Falls die verhandelten Konzessionen zu weit gehen, werden mit dem Abkommen all die Massnahmen, die in den letzten Wochen zur Nachhaltigkeit und Lebensmittelsicherheit diskutiert und gefordert wurden, "in den Wind geschlagen", erklärte der Präsident des Schweizer Bauernverbandes (SBV) auf Anfrage der Nachrichtenagentur Keystone-SDA. Der genaue Inhalt des Abkommens war zunächst nicht bekannt.

Für Ritter ist eine Agrarpolitik nicht mehr glaubwürdig, bei der einerseits im Inland strenge Vorgaben diskutiert und gemacht werden, deren Ziele andererseits beim Abschluss eines Freihandelsabkommens nur noch eine untergeordnete oder gar keine Rolle mehr spielen. Die Agrarpolitik in der Schweiz müsse eine Linie haben, so aber werde das Argument der Nachhaltigkeit zum Feigenblatt und der Bundesrat mache sich unglaubwürdig.

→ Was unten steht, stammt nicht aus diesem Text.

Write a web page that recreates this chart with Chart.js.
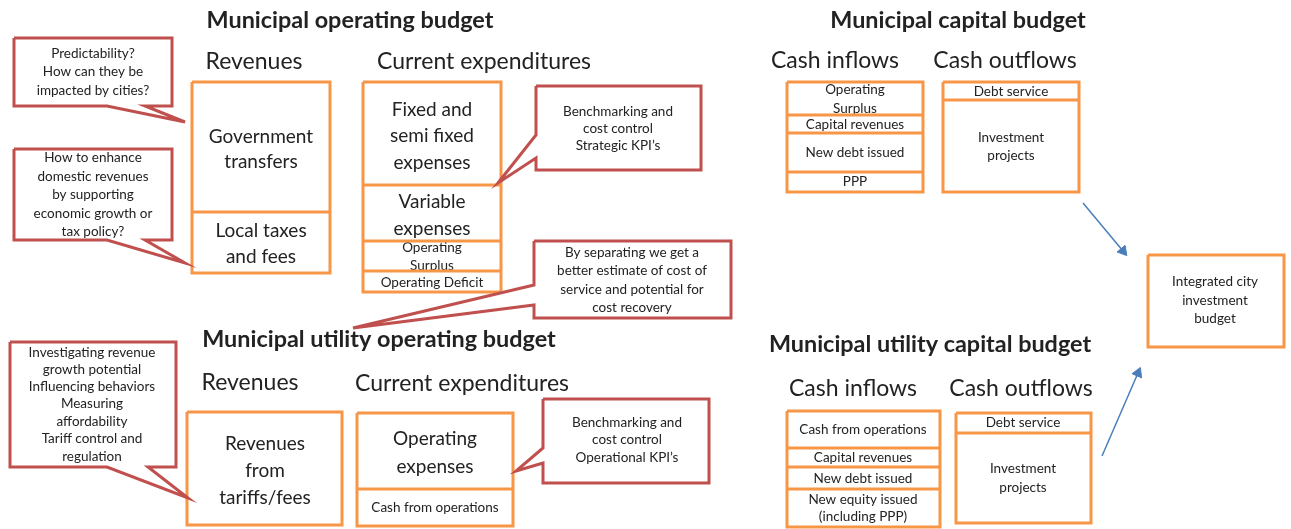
<!DOCTYPE html>
<html>
<head>
<meta charset="utf-8">
<script src="https://cdn.jsdelivr.net/npm/chart.js@4"></script>
<style>
  html, body { margin: 0; padding: 0; background: #fff; }
  #wrap { width: 1291px; height: 529px; }
</style>
</head>
<body>
<div id="wrap"><canvas id="diagram" width="1291" height="529"></canvas></div>
<script>
// diagram data - coordinates are in the chart's own units (x 0..1291, y 0..529 top-down)
const boxes = [
  [192, 82, 330, 273],
  [363, 82, 501, 292],
  [787, 82, 923, 192],
  [943, 82, 1079, 192],
  [1148, 255, 1284, 347],
  [187, 412, 342, 525],
  [357, 413, 513, 526],
  [787, 411, 940, 527],
  [956, 413, 1091, 523],
];
// [xStart, xEnd, y]
const dividers = [
  [192, 330, 212],
  [363, 501, 185], [363, 501, 241], [363, 501, 271],
  [787, 923, 115], [787, 923, 133], [787, 923, 172],
  [943, 1079, 100],
  [357, 513, 489],
  [787, 940, 448], [787, 940, 467], [787, 940, 489],
  [956, 1091, 433],
];
// callout rect, side of the tail, tail base (2 values along side), tip
const calloutRects = [
  [14, 38, 172, 106],
  [14, 149, 172, 240],
  [536, 86, 701, 170],
  [534, 241, 731, 318],
  [543, 399, 709, 483],
  [10, 342, 176, 467],
];
const calloutSides = ['bottom', 'bottom', 'left', 'left', 'left', 'bottom'];
const calloutBases = [[107, 145], [107, 145], [135, 158], [285, 305], [448, 463], [107, 148]];
const calloutTips = [[185, 122], [185, 263], [498, 183], [353, 328], [516, 471], [188, 498]];
const calloutText = [
  ['Predictability?', 'How can they be', 'impacted by cities?'],
  ['How to enhance', 'domestic revenues', 'by supporting', 'economic growth or', 'tax policy?'],
  ['Benchmarking and', 'cost control', 'Strategic KPI\u2019s'],
  ['By separating we get a', 'better estimate of cost of', 'service and potential for', 'cost recovery'],
  ['Benchmarking and', 'cost control', 'Operational KPI\u2019s'],
  ['Investigating revenue', 'growth potential', 'Influencing behaviors', 'Measuring', 'affordability', 'Tariff control and', 'regulation'],
];
const calloutTextX = [93, 93, 618, 632, 627, 92];
const calloutTextY = [
  [54, 72, 91],
  [158, 177, 195, 214, 232],
  [112, 129, 146],
  [253, 271, 290, 308],
  [423, 440, 458],
  [353, 370, 387, 404, 422, 439, 457],
];
// arrows [x0, y0, x1, y1]
const arrows = [
  [1083, 203, 1123, 251],
  [1102, 456, 1138, 373],
];

const titles = ['Municipal operating budget', 'Municipal capital budget', 'Municipal utility operating budget', 'Municipal utility capital budget'];
const titleXY = [[350, 20], [958, 20], [379, 339], [930, 344]];

const headers = ['Revenues', 'Current expenditures', 'Cash inflows', 'Cash outflows',
  'Revenues', 'Current expenditures', 'Cash inflows', 'Cash outflows'];
const headerXY = [[254, 62], [484, 62], [835, 61], [1005, 61], [250, 383], [462, 384], [853, 389], [1021, 389]];

const bigText = [
  ['Government', 261, 137], ['transfers', 261, 162],
  ['Local taxes', 261, 231], ['and fees', 261, 257],
  ['Fixed and', 432, 110], ['semi fixed', 432, 136], ['expenses', 432, 163],
  ['Variable', 432, 202], ['expenses', 432, 229],
  ['Revenues', 265, 444], ['from', 265, 471], ['tariffs/fees', 265, 498],
  ['Operating', 435, 439], ['expenses', 435, 467],
];
const smallText = [
  ['Operating', 432, 248], ['Surplus', 432, 266], ['Operating Deficit', 432, 283],
  ['Operating', 855, 90], ['Surplus', 855, 109], ['Capital revenues', 855, 125],
  ['New debt issued', 855, 153], ['PPP', 855, 182],
  ['Debt service', 1011, 92], ['Investment', 1011, 138], ['projects', 1011, 156],
  ['Integrated city', 1215, 282], ['investment', 1215, 301], ['budget', 1215, 319],
  ['Cash from operations', 435, 508],
  ['Cash from operations', 863, 430], ['Capital revenues', 863, 458], ['New debt issued', 863, 479],
  ['New equity issued', 863, 500], ['(including PPP)', 863, 517],
  ['Debt service', 1023, 423], ['Investment', 1023, 469], ['projects', 1023, 488],
];

const ORANGE = '#F79646';
const RED = '#C0504D';
const BLUE = '#4A7EBB';
const INK = '#222222';
const FONT = 'Lato, "Open Sans", sans-serif';

const datasets = [];

// callouts first so the boxes sit on top
calloutRects.forEach((r, i) => {
  const [x1, y1, x2, y2] = r;
  const [a, b] = calloutBases[i];
  const tip = { x: calloutTips[i][0], y: calloutTips[i][1] };
  let pts;
  if (calloutSides[i] === 'bottom') {
    pts = [{x: x1, y: y1}, {x: x2, y: y1}, {x: x2, y: y2}, {x: b, y: y2}, tip, {x: a, y: y2}, {x: x1, y: y2}, {x: x1, y: y1}];
  } else {
    pts = [{x: x1, y: y1}, {x: x2, y: y1}, {x: x2, y: y2}, {x: x1, y: y2}, {x: x1, y: b}, tip, {x: x1, y: a}, {x: x1, y: y1}];
  }
  datasets.push({
    data: pts, showLine: true, borderColor: RED, borderWidth: 3, pointRadius: 0,
    backgroundColor: '#fff', fill: true, tension: 0, borderJoinStyle: 'miter', clip: false,
  });
});

boxes.forEach(r => {
  const [x1, y1, x2, y2] = r;
  datasets.push({
    data: [{x: x1, y: y1}, {x: x2, y: y1}, {x: x2, y: y2}, {x: x1, y: y2}, {x: x1, y: y1}],
    showLine: true, borderColor: ORANGE, borderWidth: 3, pointRadius: 0, fill: false,
    tension: 0, borderJoinStyle: 'miter', clip: false,
  });
});

dividers.forEach(d => {
  datasets.push({
    data: [{x: d[0], y: d[2]}, {x: d[1], y: d[2]}],
    showLine: true, borderColor: ORANGE, borderWidth: 3, pointRadius: 0, fill: false, clip: false,
  });
});

arrows.forEach(a => {
  datasets.push({
    data: [{x: a[0], y: a[1]}, {x: a[2], y: a[3]}],
    showLine: true, borderColor: BLUE, borderWidth: 1.5, fill: false, clip: false,
    pointStyle: 'triangle',
    pointRadius: ctx => (ctx.dataIndex === 1 ? 6 : 0),
    pointBackgroundColor: BLUE, pointBorderColor: BLUE, pointBorderWidth: 1,
    pointRotation: ctx => {
      const sx = ctx.chart.scales.x, sy = ctx.chart.scales.y;
      const dx = sx.getPixelForValue(a[2]) - sx.getPixelForValue(a[0]);
      const dy = sy.getPixelForValue(a[3]) - sy.getPixelForValue(a[1]);
      return Math.atan2(dx, -dy) * 180 / Math.PI;
    },
  });
});

function put(ctx, chart, txt, x, y) {
  ctx.fillText(txt, chart.scales.x.getPixelForValue(x), chart.scales.y.getPixelForValue(y));
}

const textPlugin = {
  id: 'diagramText',
  beforeDatasetsDraw(chart) {
    const ctx = chart.ctx;
    ctx.save();
    ctx.fillStyle = INK;
    ctx.textAlign = 'center';
    ctx.textBaseline = 'middle';
    ctx.font = 'bold 23.4px ' + FONT;
    titles.forEach((t, i) => put(ctx, chart, t, titleXY[i][0], titleXY[i][1]));
    ctx.font = '23px ' + FONT;
    headers.forEach((t, i) => put(ctx, chart, t, headerXY[i][0], headerXY[i][1]));
    ctx.font = '19px ' + FONT;
    bigText.forEach(t => put(ctx, chart, t[0], t[1], t[2]));
    ctx.font = '13.5px ' + FONT;
    smallText.forEach(t => put(ctx, chart, t[0], t[1], t[2]));
    ctx.restore();
  },
  afterDatasetsDraw(chart) {
    const ctx = chart.ctx;
    ctx.save();
    ctx.fillStyle = INK;
    ctx.textAlign = 'center';
    ctx.textBaseline = 'middle';
    ctx.font = '13.5px ' + FONT;
    calloutText.forEach((lines, i) => {
      lines.forEach((ln, j) => put(ctx, chart, ln, calloutTextX[i], calloutTextY[i][j]));
    });
    ctx.restore();
  },
};

new Chart(document.getElementById('diagram'), {
  type: 'scatter',
  data: { datasets },
  options: {
    responsive: false,
    animation: false,
    layout: { padding: 0, autoPadding: false },
    scales: {
      x: { type: 'linear', min: 0, max: 1291, display: false },
      y: { type: 'linear', min: 0, max: 529, reverse: true, display: false },
    },
    plugins: { legend: { display: false }, tooltip: { enabled: false } },
  },
  plugins: [textPlugin],
});
</script>
</body>
</html>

Für Ritter sind namentlich die Zustände in Brasilien "unhaltbar". Dort würden Hormone und Pflanzenschutzmittel eingesetzt, die in der Schweiz längst verboten seien oder gar nie eingesetzt werden durften. Ritter verwies insbesondere auf Artikel 104a der Bundesverfassung. Dieser verpflichtet den Bund zu Handelsverträgen, die zur Nachhaltigkeit beitragen.

Ritter prophezeit eine "sehr schwierige Diskussion im Parlament". Eine offizielle Stellungnahme im Namen des SBV kündigte Ritter auf den Samstagabend nach der Medienkonferenz von Wirtschaftsminister Guy Parmelin in Kloten ZH an.

Referendumsdrohung der Grünen

Der absehbar schwere Stand für das Abkommen in den Eidgenössischen Räten illustriert sich an der Haltung der Grünen Partei. Präsidentin Regula Rytz forderte den Bundesrat am Samstag dazu auf, den Vertrag dem fakultativen Referendum zu unterstellen. Die Grünen wollen das Abkommen wenn möglich schon im Parlament stoppen. Falls dies nicht gelinge, werde sie sich bei ihrer Parteibasis für die Lancierung eines Referendum einsetzen, so Rytz gegenüber Keystone-SDA.

Verträge, die mit Ländern wie Brasilien abgeschlossen würden, und die "grüne Lunge und wichtigste CO2-Senke der Welt" bedrohten, müssten von der Schweizer Bevölkerung gestoppt werden können. Zudem brauche es wesentliche Verbesserungen zum Schutz des Regenwaldes und gegen die Vertreibung der indigenen Bevölkerung.

Swissmem freut sich für die KMU

Hans Hess, Präsident des Industrieverbandes Swissmem, reagierte in der Samstagsrundschau von Radio SRF erfreut auf die Einigung. Nun hätten auch KMU Zugang zu einem neuen interessanten Markt, die Arbeitsplätze blieben in der Schweiz, der Standort Schweiz werde gestärkt.

Hess zeigte zwar Verständnis für die Vorbehalte. Es sei aber falsch, solche Verträge auf aktuell eventuell nicht genehme Regierungen abzustützen. Als Handelspartner könne man zudem Kritik besser anbringen und Wertsysteme für eine vernünftige Politik in diese Länder bringen.

Hess hält auch nichts davon, solche Vertragsabschlüsse an Bedingungen bezüglich Umweltschutz zu binden. Diesbezügliche Dialoge mit problematischen Staaten liessen sich "mit geöffneten Türen" besser führen.

Mercosur-Koalition: "Genau analysieren"

Die Mercosur-Koalition aus verschiedenen Hilfswerken, Umweltschutzorganisationen und dem SBV teilte am Samstag mit, sie werde das Abkommen im Parlament auf die Probe stellen und kritisch prüfen, ob die unerlässlichen Kriterien beim Umwelt- und Tierschutz, beim Konsumentenschutz und der Menschenrechtsituation in den Mercosur-Ländern erfüllt sind.

Die Zugeständnisse bei der Einfuhr von Landwirtschaftsprodukten sei zwingend auf die bestehenden WTO-Kontingente zu beschränken. Importiertes Fleisch müsse ohne Leistungs- und Wachstumsförderer und unter Einhaltung hoher Tierschutz- und Lebensmittelsicherheitsstandards produziert worden sein.